The ecological analysis of the absolute or relative character of fissures in the urban network, of the role of microclimates, of distinct neighborhoods with no relation to administrative boundaries, and above all of the dominating action of centers of attraction, must be utilized and completed by psychogeographical methods. The objective passional terrain of the dérive must be defined in accordance both with its own logic and with its relations with social morphology.
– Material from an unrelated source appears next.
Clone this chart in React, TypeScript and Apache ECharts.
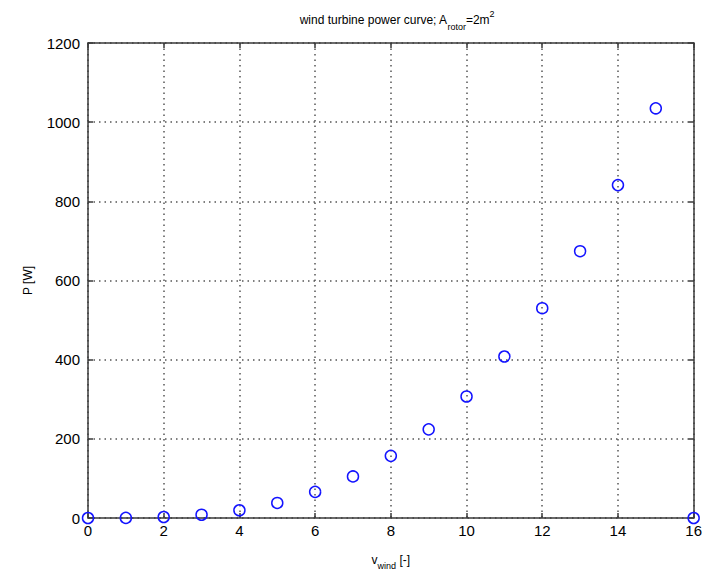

In his study Paris et l’agglomération parisienne (Bibliothèque de Sociologie Contemporaine, P.U.F., 1952) Chombart de Lauwe notes that “an urban neighborhood is determined not only by geographical and economic factors, but also by the image that its inhabitants and those of other neighborhoods have of it.” In the same work, in order to illustrate “the narrowness of the real Paris in which each individual lives . . . within a geographical area whose radius is extremely small,” he diagrams all the movements made in the space of one year by a student living in the 16th Arrondissement. Her itinerary forms a small triangle with no significant deviations, the three apexes of which are the School of Political Sciences, her residence and that of her piano teacher.